§ **Given request**
Start at the line containing "Emit a Python", stop at the line containing "import plotly.graph_objects as go", and set down every line in that stretch exactly as written, and nothing else.

§ **Dataset content**
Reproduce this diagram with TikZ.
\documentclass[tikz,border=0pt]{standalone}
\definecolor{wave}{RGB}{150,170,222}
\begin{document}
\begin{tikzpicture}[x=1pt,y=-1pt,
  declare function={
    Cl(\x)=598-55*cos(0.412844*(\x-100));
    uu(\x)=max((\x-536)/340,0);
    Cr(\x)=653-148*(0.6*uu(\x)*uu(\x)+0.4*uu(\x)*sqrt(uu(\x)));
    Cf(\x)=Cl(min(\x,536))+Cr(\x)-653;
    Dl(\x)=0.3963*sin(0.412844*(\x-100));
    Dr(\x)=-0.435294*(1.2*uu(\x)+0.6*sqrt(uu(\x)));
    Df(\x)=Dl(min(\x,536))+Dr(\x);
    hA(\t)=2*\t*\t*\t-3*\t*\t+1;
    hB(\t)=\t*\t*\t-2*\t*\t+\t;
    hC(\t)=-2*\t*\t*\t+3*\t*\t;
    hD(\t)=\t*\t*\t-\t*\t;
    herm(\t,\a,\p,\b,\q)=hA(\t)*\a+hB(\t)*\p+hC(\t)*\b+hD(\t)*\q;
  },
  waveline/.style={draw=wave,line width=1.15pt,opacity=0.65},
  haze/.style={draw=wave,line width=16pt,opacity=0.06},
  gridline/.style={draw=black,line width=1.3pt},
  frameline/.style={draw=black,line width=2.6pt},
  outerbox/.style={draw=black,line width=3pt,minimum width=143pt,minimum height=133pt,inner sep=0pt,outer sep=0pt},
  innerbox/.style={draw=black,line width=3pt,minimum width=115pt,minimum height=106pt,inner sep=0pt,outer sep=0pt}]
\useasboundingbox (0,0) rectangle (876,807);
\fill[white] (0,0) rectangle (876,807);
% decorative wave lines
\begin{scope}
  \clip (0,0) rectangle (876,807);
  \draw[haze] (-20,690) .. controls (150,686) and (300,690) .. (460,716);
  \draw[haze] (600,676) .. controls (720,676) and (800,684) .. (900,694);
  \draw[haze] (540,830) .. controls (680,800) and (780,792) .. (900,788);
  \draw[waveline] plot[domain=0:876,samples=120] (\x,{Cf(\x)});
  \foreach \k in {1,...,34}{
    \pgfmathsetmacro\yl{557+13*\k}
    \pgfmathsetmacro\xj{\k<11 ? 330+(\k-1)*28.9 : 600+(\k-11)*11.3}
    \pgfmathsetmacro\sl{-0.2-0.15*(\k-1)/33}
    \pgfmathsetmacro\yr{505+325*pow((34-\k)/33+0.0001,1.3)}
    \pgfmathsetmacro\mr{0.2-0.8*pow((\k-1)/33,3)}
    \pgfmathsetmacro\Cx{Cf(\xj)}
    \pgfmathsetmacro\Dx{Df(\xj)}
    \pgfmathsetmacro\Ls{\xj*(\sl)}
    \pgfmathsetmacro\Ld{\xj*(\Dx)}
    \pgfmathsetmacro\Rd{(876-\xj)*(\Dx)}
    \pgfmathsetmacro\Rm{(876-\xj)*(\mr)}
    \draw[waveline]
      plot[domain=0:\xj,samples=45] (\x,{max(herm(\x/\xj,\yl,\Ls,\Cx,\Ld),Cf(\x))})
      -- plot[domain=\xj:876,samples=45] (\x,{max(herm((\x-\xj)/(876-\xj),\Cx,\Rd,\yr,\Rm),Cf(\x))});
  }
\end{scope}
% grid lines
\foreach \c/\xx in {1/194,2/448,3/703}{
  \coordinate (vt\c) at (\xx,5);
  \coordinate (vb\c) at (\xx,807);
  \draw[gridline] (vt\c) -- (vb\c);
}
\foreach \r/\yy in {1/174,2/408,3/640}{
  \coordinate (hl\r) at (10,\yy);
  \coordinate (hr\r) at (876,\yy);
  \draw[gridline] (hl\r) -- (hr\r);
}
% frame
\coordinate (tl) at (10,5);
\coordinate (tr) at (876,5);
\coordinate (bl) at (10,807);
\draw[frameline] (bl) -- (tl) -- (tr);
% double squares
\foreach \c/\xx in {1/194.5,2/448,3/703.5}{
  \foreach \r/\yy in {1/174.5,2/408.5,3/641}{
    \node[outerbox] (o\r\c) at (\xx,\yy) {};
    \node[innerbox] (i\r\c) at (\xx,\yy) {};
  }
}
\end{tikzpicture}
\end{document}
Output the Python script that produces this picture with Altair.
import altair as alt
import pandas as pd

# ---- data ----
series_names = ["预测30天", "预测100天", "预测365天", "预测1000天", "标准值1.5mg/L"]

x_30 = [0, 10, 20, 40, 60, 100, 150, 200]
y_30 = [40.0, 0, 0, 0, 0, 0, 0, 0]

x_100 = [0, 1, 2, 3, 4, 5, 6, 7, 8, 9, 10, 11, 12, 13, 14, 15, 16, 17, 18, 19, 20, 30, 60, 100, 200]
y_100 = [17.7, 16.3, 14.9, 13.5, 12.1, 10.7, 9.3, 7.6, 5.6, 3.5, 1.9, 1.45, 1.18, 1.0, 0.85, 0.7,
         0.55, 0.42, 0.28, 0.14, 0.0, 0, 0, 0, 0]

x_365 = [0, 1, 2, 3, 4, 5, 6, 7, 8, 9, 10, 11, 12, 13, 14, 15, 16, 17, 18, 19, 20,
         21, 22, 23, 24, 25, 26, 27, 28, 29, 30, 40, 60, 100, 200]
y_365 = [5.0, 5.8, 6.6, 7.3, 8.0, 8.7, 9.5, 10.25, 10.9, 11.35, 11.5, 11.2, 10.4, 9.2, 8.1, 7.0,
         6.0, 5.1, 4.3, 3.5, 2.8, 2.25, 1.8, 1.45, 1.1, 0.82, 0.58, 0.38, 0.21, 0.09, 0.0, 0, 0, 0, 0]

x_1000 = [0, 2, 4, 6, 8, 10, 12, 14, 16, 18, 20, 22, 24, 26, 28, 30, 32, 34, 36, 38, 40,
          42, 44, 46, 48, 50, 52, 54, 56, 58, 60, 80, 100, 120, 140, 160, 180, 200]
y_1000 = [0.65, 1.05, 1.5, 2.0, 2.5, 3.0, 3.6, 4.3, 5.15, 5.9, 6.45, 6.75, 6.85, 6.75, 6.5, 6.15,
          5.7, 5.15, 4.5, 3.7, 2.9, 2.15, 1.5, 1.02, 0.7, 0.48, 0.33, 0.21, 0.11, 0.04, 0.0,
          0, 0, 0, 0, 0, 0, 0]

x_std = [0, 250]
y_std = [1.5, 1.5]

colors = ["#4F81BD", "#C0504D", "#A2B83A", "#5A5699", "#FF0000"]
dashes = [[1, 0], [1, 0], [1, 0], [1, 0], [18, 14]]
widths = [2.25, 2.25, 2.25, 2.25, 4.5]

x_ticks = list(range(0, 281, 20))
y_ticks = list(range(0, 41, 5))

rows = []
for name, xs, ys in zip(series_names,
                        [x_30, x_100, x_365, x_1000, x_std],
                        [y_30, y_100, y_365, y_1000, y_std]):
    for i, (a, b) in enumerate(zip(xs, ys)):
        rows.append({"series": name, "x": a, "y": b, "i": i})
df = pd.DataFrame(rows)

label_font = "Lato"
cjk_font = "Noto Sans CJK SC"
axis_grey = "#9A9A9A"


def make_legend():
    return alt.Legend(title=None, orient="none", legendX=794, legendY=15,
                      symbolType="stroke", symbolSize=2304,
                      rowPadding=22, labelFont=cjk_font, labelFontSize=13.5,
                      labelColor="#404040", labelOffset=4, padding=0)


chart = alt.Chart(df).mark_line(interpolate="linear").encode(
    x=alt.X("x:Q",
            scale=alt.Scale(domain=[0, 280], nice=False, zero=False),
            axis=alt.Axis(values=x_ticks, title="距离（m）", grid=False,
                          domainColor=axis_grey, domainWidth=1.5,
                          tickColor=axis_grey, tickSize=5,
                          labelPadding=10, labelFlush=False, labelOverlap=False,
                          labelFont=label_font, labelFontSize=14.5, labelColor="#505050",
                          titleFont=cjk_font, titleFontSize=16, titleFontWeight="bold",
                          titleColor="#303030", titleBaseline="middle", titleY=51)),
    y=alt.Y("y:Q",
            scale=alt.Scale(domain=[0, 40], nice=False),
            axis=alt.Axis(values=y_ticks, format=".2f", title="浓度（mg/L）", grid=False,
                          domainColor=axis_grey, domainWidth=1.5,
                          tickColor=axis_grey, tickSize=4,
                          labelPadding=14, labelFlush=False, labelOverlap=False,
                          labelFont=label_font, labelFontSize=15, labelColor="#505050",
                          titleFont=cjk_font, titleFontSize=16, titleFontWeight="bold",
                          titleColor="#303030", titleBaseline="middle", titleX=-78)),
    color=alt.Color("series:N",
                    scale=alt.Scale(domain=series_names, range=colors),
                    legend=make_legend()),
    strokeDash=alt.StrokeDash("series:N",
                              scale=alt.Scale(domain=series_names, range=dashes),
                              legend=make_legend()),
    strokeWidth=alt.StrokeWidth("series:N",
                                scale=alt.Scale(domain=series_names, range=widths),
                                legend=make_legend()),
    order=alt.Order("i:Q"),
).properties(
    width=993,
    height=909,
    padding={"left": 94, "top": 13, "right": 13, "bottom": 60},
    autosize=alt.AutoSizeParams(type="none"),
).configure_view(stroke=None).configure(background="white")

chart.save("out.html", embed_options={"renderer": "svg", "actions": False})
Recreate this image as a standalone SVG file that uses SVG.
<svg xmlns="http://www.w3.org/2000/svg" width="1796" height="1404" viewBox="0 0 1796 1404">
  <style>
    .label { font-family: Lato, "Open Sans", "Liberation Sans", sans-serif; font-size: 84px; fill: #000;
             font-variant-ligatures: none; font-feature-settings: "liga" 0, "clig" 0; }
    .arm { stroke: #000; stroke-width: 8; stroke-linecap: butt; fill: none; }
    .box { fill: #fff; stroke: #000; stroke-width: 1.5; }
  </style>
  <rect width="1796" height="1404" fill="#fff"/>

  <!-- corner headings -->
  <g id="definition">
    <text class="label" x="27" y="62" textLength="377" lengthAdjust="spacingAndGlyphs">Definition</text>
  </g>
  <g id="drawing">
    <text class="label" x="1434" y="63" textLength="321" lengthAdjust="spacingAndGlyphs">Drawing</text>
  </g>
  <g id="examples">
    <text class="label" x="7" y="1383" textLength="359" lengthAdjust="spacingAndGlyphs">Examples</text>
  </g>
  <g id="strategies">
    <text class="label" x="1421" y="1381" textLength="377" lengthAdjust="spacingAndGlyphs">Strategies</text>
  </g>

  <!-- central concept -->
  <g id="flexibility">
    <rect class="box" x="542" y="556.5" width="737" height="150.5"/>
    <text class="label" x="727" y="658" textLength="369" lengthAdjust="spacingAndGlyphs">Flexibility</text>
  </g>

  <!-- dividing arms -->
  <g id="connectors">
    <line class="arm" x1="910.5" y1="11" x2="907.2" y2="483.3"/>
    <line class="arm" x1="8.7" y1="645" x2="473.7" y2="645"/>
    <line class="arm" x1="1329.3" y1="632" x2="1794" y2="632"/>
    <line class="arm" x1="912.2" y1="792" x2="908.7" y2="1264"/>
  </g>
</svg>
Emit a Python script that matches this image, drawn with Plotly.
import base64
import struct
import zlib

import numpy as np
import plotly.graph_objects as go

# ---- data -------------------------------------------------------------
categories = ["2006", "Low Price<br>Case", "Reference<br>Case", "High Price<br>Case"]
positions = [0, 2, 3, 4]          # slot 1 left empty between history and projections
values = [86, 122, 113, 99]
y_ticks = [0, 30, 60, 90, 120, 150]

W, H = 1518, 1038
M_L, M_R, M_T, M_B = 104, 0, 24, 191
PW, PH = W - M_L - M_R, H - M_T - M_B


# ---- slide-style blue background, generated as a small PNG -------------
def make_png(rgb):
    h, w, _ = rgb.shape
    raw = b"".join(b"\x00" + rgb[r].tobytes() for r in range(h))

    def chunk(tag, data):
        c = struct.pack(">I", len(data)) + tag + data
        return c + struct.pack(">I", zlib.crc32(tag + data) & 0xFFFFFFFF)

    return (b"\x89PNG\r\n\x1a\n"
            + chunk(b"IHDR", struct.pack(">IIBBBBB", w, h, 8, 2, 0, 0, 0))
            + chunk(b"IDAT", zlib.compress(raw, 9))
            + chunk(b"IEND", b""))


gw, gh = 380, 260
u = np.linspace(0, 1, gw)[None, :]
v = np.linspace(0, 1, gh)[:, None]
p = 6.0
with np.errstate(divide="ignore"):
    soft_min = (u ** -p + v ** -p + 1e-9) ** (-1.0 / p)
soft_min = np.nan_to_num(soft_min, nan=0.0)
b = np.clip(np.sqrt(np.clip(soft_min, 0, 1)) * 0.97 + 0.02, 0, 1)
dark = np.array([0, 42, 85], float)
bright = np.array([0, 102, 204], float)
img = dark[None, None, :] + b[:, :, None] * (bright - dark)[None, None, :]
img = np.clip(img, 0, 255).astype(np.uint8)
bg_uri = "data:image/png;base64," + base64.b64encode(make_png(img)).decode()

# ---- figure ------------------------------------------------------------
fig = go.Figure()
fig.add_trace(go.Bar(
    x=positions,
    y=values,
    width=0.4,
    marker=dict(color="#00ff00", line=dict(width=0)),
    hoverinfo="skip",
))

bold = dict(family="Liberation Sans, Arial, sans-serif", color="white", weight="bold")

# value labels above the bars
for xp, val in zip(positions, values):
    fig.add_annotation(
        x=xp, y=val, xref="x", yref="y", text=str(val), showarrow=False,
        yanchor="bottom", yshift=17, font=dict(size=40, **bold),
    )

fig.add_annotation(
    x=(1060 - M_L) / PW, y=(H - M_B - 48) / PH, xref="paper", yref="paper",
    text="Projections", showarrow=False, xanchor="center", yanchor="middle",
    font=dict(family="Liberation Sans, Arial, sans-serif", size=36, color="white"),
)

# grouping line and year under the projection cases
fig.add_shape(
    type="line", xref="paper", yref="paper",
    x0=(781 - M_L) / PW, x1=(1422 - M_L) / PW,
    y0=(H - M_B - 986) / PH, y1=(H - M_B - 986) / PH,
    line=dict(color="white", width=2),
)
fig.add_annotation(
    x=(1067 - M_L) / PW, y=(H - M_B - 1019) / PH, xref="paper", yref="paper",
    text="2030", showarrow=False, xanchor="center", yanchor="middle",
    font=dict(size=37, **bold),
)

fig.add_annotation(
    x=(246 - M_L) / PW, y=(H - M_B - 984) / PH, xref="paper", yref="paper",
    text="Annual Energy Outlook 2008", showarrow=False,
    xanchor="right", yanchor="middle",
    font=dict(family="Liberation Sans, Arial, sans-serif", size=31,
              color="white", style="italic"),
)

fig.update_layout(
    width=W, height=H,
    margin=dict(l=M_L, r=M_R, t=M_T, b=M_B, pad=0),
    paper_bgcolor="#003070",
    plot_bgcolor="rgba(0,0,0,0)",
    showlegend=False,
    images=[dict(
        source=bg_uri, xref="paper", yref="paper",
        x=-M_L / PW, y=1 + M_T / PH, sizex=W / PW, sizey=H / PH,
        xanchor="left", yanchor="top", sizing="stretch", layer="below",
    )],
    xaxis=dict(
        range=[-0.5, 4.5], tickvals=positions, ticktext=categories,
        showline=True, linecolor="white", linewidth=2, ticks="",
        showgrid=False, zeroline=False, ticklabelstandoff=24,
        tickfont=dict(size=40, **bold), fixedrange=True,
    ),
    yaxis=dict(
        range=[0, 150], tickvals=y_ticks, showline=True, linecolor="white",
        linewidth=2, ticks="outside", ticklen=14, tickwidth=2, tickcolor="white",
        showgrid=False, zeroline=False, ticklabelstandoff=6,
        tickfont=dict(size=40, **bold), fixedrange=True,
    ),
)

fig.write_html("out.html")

§ **Exercise response**
Emit a Python script that matches this image, drawn with Plotly.
import base64
import struct
import zlib

import numpy as np
import plotly.graph_objects as go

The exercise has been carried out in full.